Format: Trade Paperback
Pub. Date: 11/8/2011
Publisher: Holt, Henry & Company, Inc.
Type: Non-Fiction, Biography ~ ARC
Challenge: No
Read: 12/26/2011

Kurt Vonnegut: A Life

The first authoritative biography of Kurt Vonnegut Jr., a writer who changed the conversation of American literature.

In 2006, Charles Shields reached out to Kurt Vonnegut in a letter, asking for his endorsement for a planned biography. The first response was no (“A most respectful demurring by me for the excellent writer Charles J. Shields, who offered to be my biographer”). Unwilling to take no for an answer, propelled by a passion for his subject, and already deep into his research, Shields wrote again and this time, to his delight, the answer came back: “O.K.” For the next year—a year that ended up being Vonnegut’s last—Shields had access to Vonnegut and his letters.

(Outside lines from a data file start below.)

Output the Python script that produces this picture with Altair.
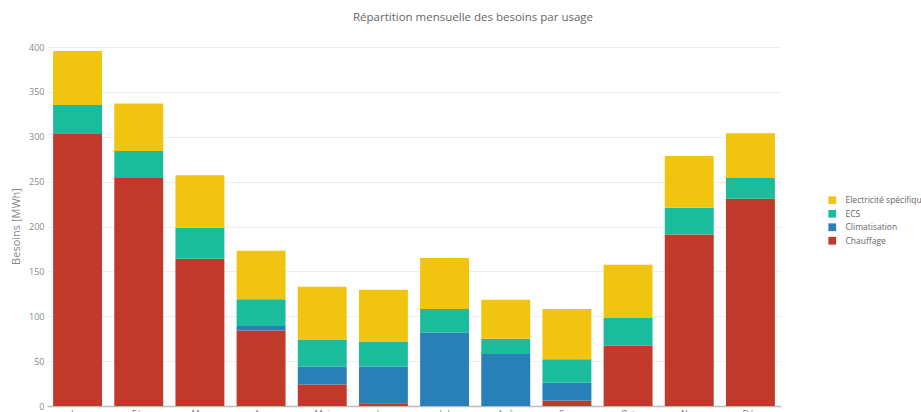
import altair as alt
import pandas as pd

# Monthly needs by end use (MWh)
mois = ["Jan", "Fév", "Mar", "Avr", "Mai", "Jun", "Jul", "Aoû", "Sep", "Oct", "Nov", "Déc"]
chauffage = [303, 254, 164, 84, 24, 3, 0, 0, 6, 67, 191, 231]
climatisation = [0, 0, 0, 5, 20, 41, 82, 58, 20, 0, 0, 0]
ecs = [32.5, 30, 34.5, 30, 30, 28, 26, 17, 26, 31, 30, 23]
electricite = [60, 53, 58.5, 54, 59, 57.5, 57, 43.5, 56, 59.5, 57.5, 50]

usages = ["Chauffage", "Climatisation", "ECS", "Electricité spécifique"]
series = [chauffage, climatisation, ecs, electricite]
legend_order = ["Electricité spécifique", "ECS", "Climatisation", "Chauffage"]
colors = ["#F1C40F", "#1ABC9C", "#2980B9", "#C0392B"]

rows = []
for rang, (usage, vals) in enumerate(zip(usages, series)):
    for m, v in zip(mois, vals):
        rows.append({"Mois": m, "Usage": usage, "Besoins": v, "rang": rang})
df = pd.DataFrame(rows)

FONT = "Open Sans"

chart = (
    alt.Chart(df)
    .mark_bar()
    .encode(
        x=alt.X(
            "Mois:N",
            sort=mois,
            scale=alt.Scale(paddingInner=0.2, paddingOuter=0.1),
            axis=alt.Axis(
                title=None,
                labelAngle=0,
                ticks=False,
                labelPadding=3,
                labelFontSize=9,
                labelColor="#777",
                labelFont=FONT,
                domainColor="#bbb",
                domainWidth=1.5,
            ),
        ),
        y=alt.Y(
            "Besoins:Q",
            stack="zero",
            scale=alt.Scale(domain=[0, 400], nice=False),
            axis=alt.Axis(
                title="Besoins [MWh]",
                values=[0, 50, 100, 150, 200, 250, 300, 350, 400],
                ticks=False,
                domain=False,
                labelPadding=3,
                labelFontSize=9,
                labelColor="#888",
                labelFont=FONT,
                gridColor="#eeeeee",
                gridWidth=1,
                titleFont=FONT,
                titleFontSize=11,
                titleFontWeight="normal",
                titleColor="#888",
                titleX=-31,
                titleY=179,
                titleAngle=-90,
                titleAlign="center",
                titleBaseline="middle",
            ),
        ),
        color=alt.Color(
            "Usage:N",
            scale=alt.Scale(domain=legend_order, range=colors),
            legend=alt.Legend(
                title=None,
                orient="none",
                legendX=781,
                legendY=149,
                padding=0,
                symbolType="square",
                symbolSize=60,
                symbolStrokeWidth=0,
                symbolOffset=0,
                labelFont=FONT,
                labelFontSize=8.5,
                labelColor="#666",
                labelOffset=9,
                rowPadding=4.5,
            ),
        ),
        order=alt.Order("rang:Q"),
    )
    .properties(
        width=734,
        height=359,
        background="white",
        autosize=alt.AutoSizeParams(type="none"),
        padding={"left": 47, "top": 47, "right": 140, "bottom": 6},
        title=alt.Title(
            "Répartition mensuelle des besoins par usage",
            font=FONT,
            fontSize=11.5,
            fontWeight="normal",
            color="#666",
            anchor="middle",
            dx=59,
            offset=20,
        ),
    )
    .configure_view(strokeWidth=0, stroke="transparent")
)

chart.save("out.html", embed_options={"renderer": "svg", "actions": False})
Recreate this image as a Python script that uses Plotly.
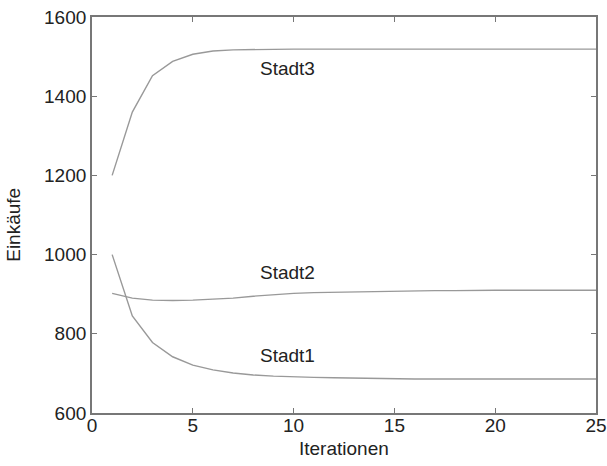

When I agreed to read this book and write this review, the only thing I knew about Kurt Vonnegut Jr. was he had written “Slaughterhouse-Five”. After reading this biography, I know feel I know everything about him. Of course that’s not really true.

Mr. Shields covers Mr. Vonnegut’s life from beginning to end, cradle to grave, at the end is an appendix with more family history. In detailing what happens in his life, we also get an understanding of why he felt the way he did, his experience in life affecting his personality, as it does with all of us.

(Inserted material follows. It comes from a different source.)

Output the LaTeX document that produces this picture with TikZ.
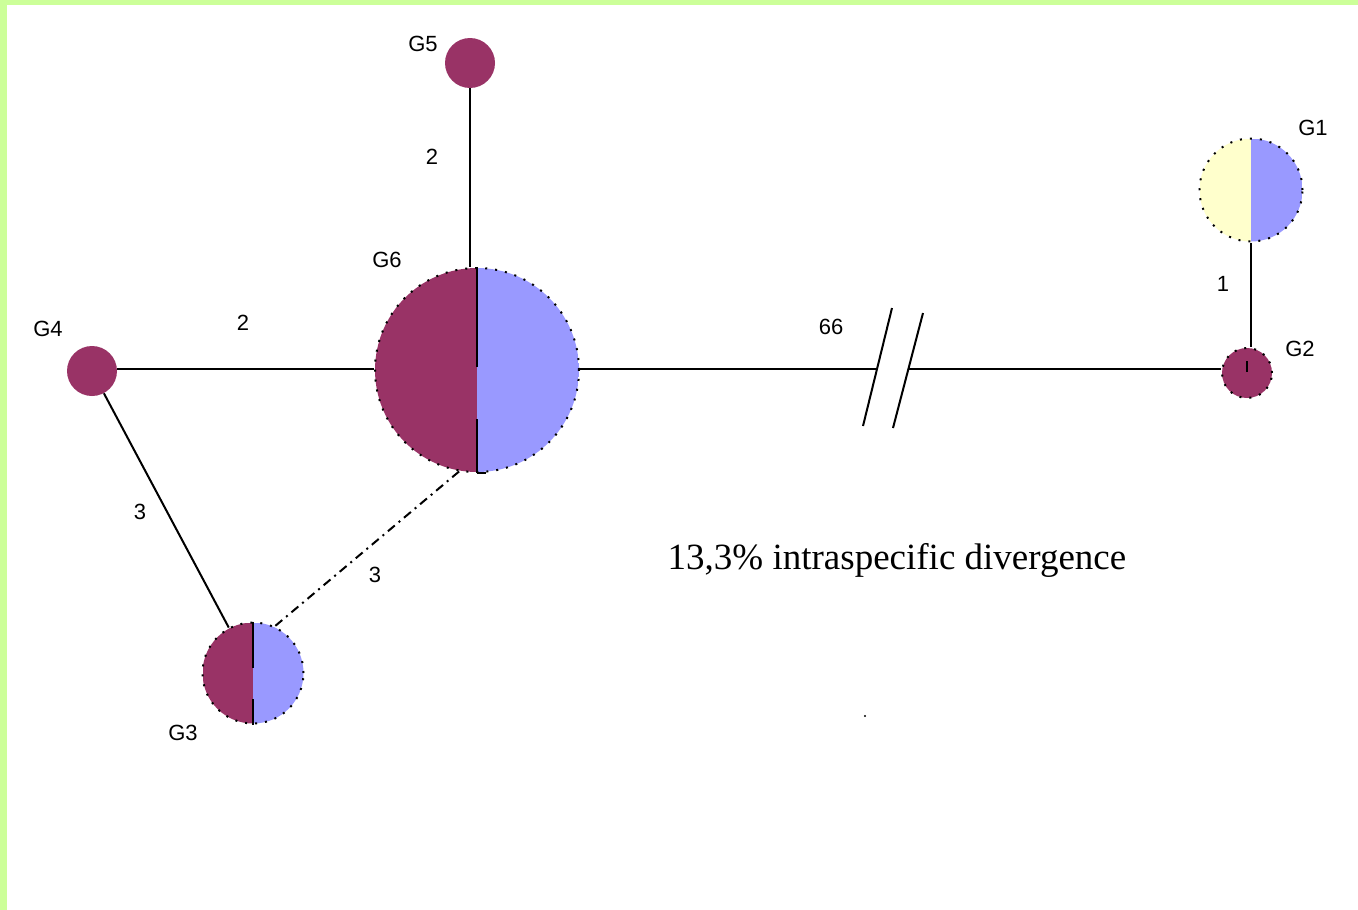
\documentclass[tikz,border=0pt]{standalone}
\usepackage{fontspec}
\setmainfont{Liberation Serif}
\newfontfamily\labfont{Liberation Sans}
\definecolor{hmaroon}{HTML}{993366}
\definecolor{hblue}{HTML}{9999FF}
\definecolor{hyellow}{HTML}{FFFFCC}
\definecolor{framegreen}{HTML}{CCFF99}
\begin{document}
\begin{tikzpicture}[x=1pt,y=-1pt,
  hap/.style={circle, inner sep=0pt, minimum size=#1},
  halves/.style 2 args={path picture={
      \fill[#1] (path picture bounding box.south west) rectangle (path picture bounding box.north);
      \fill[#2] (path picture bounding box.south) rectangle (path picture bounding box.north east);}},
  dotring/.style={draw=black, line width=2pt, dash pattern=on 2pt off 8pt},
  lab/.style={font=\labfont\fontsize{22}{22}\selectfont, inner sep=0pt},
  link/.style={draw=black, line width=2pt},
  dashdot/.style={draw=black, line width=2pt, dash pattern=on 9pt off 5pt on 2pt off 5pt},
  splitline/.style={draw=black, line width=2.4pt}
]
\useasboundingbox (0,0) rectangle (1358,910);
\fill[white] (0,0) rectangle (1358,910);
\fill[framegreen] (0,0) rectangle (1358,5);
\fill[framegreen] (0,0) rectangle (7,910);

% haplotype nodes
\node[hap=204pt, halves={hmaroon}{hblue}, dotring] (G6) at (477,370) {};
\node[hap=50pt, fill=hmaroon] (G5) at (470,63) {};
\node[hap=50pt, fill=hmaroon] (G4) at (92,371) {};
\node[hap=101pt, halves={hmaroon}{hblue}, dotring] (G3) at (253,673) {};
\node[hap=103pt, halves={hyellow}{hblue}, dotring] (G1) at (1251,190) {};
\node[hap=50pt, fill=hmaroon, dotring] (G2) at (1247,373) {};

% split lines
\draw[splitline] (G6.north) -- ++(0,100);
\draw[splitline] (G6.south) -- ++(0,-54);
\draw[splitline] (G6.south) -- ++(9,0);
\draw[splitline] (G3.north) -- ++(0,46);
\draw[splitline] (G3.south) -- ++(0,-26);
\draw[link] (G2.center) ++(0,-12) -- ++(0,11);

% break marks
\coordinate (b1) at (877,369);
\coordinate (b2) at (908,369);
\draw[link] (892,308) -- (863,426);
\draw[link] (923,313) -- (893,428);

% connectors
\draw[link] (G5.south) -- (G5.south |- G6.north);
\draw[link] (G4.east |- b1) -- (G6.west |- b1);
\draw[link] (G6.east |- b1) -- (b1);
\draw[link] (b2) -- (b2 -| G2.west);
\draw[link] (G1.south) -- (G1.south |- G2.north);
\draw[link] (G4) -- (G3);
\draw[dashdot] (G6.-100) -- (G3.65);

% labels
\node[lab] (lG5) at (423,44) {G5};
\node[lab] (lG6) at (387,260) {G6};
\node[lab] (lG4) at (48,329) {G4};
\node[lab] (lG3) at (183,733) {G3};
\node[lab] (lG1) at (1313,128) {G1};
\node[lab] (lG2) at (1300,349) {G2};
\node[lab] (e56) at (432,157) {2};
\node[lab] (e46) at (243,323) {2};
\node[lab] (e62) at (831,327) {66};
\node[lab] (e12) at (1223,284) {1};
\node[lab] (e43) at (140,512) {3};
\node[lab] (e63) at (375,575) {3};

\node[font=\fontsize{37}{37}\selectfont, inner sep=0pt] (div) at (897,560) {13,3\% intraspecific divergence};
\fill[black] (865,716) circle (1.2pt);
\end{tikzpicture}
\end{document}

“I was a victim of a series of accidents, as are we all,” says his protagonist Malachi Constant in ‘Sirens of Titans.

This was how Vonnegut felt about his life, his family and society in general, a society that he felt had rejected him. Society that didn’t take him seriously as a writer, his life’s work.

As big as this book is, it cover’s 85 years after all, it is not boring. Mr. Shields coverage of Mr. Vonnegut is complete but not wordy and while bringing to us all the important details does not get bogged down in them, making for a very readable biography. A biography written the way a biography should be written.